DATA QUERYING, SEARCHING AND BROWSING

RNALocate provides an interface for convenient retrieval of all RNA subcellular localizations. Users can query each entry through ‘Keyword Search’ in ‘Search’ page. In ‘Keyword Search’, 5 paths and relevant examples have been provided, including ‘RNA Symbol’, ‘RNA Category’, ‘Subcelllular localization’, ‘Organism’ and ‘Other ID (miRBase ID/Entrez ID)’.

RNALocate provides brief details of search results as a table in the ‘Search Result’ page, while more detailed descriptions such as PubMed ID and description of the reference are displayed in ‘Detail’ page reached by selecting ‘more’. When selecting the specific RNA symbol in ‘Search Result’ page, the ‘Detail’ page presents more associated information of the RNA, such as organism, subcellular localization, alias, sequence, homology and validated method.

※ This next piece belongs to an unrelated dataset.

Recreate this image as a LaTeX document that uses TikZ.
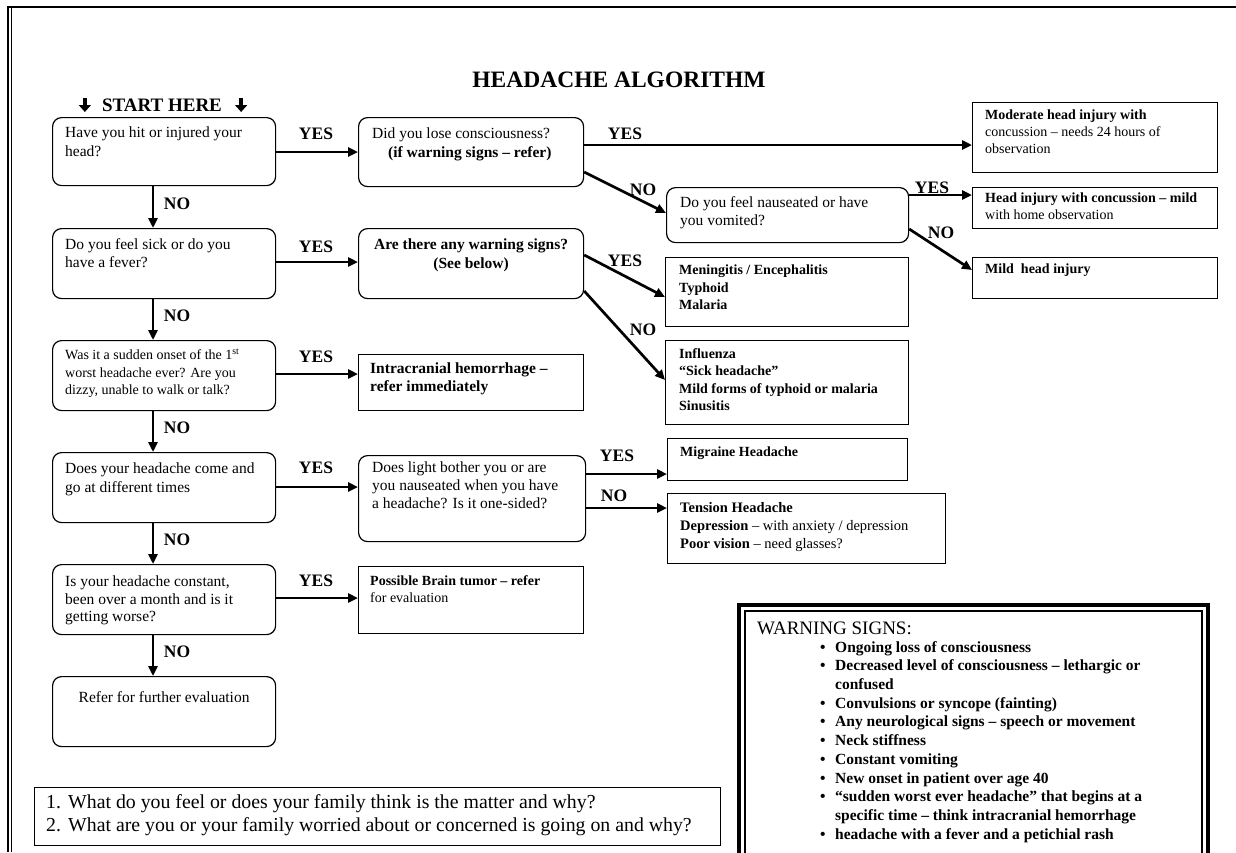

More than 9200 RNAs with orthology/paralogy from miRBase and Homologene database have been provided in RNALocate for investigation on RNA subcellular localizations conservation. To further understand the interaction information between different RNAs in various types of subcellular localizations online, a ‘Network’ option has also been provided to visualize RNA interaction network with subcellular localization and organism (14,15).

In ‘Browse’ page, users can access RNALocate in three different paths: ‘By Localization’, ‘By RNA Category’ and ‘By Organism’. A treeview and figure have been displayed in the three pages, respectively. Users could get browse results by clicking the node on the tree or the associated name in the figure. For convenience, the data in RNALocate are organized using a hierarchical structure of subcellular localization, according to the cellular component annotations documented in GO (8).

DISCUSSION AND FUTURE PROSPECTS

Several subcellular localization databases focused on proteins have been previously constructed, such as DBSubLoc, Organelle DB, eSLDB, LOCATE, SUBA, LocDB and PSORTdb databases (3,16–21). They had led to a more comprehensive understanding of the biological functions in proteins. However, recent development has indicated that protein subcellular localization are perhaps only half of the story in cells, since an expanding catalog of diverse RNAs is actively involved in multiple biological processes in different subcellular localization. To complement with this absence, we developed the RNALocate database by organizing and presenting RNA subcellular localization data for 65 organisms across 9 RNA categories. To our knowledge, this is the first database comprehensively focusing on RNA subcellular localization. We hope this resource will bridge the gap in RNAs and subcellular localization research, and stimulate further interesting elucidating the entirety of RNA subcellular localization, and developing new prediction methods. In the future, we will continuously collate RNA subcellular localization reference data and update RNALocate.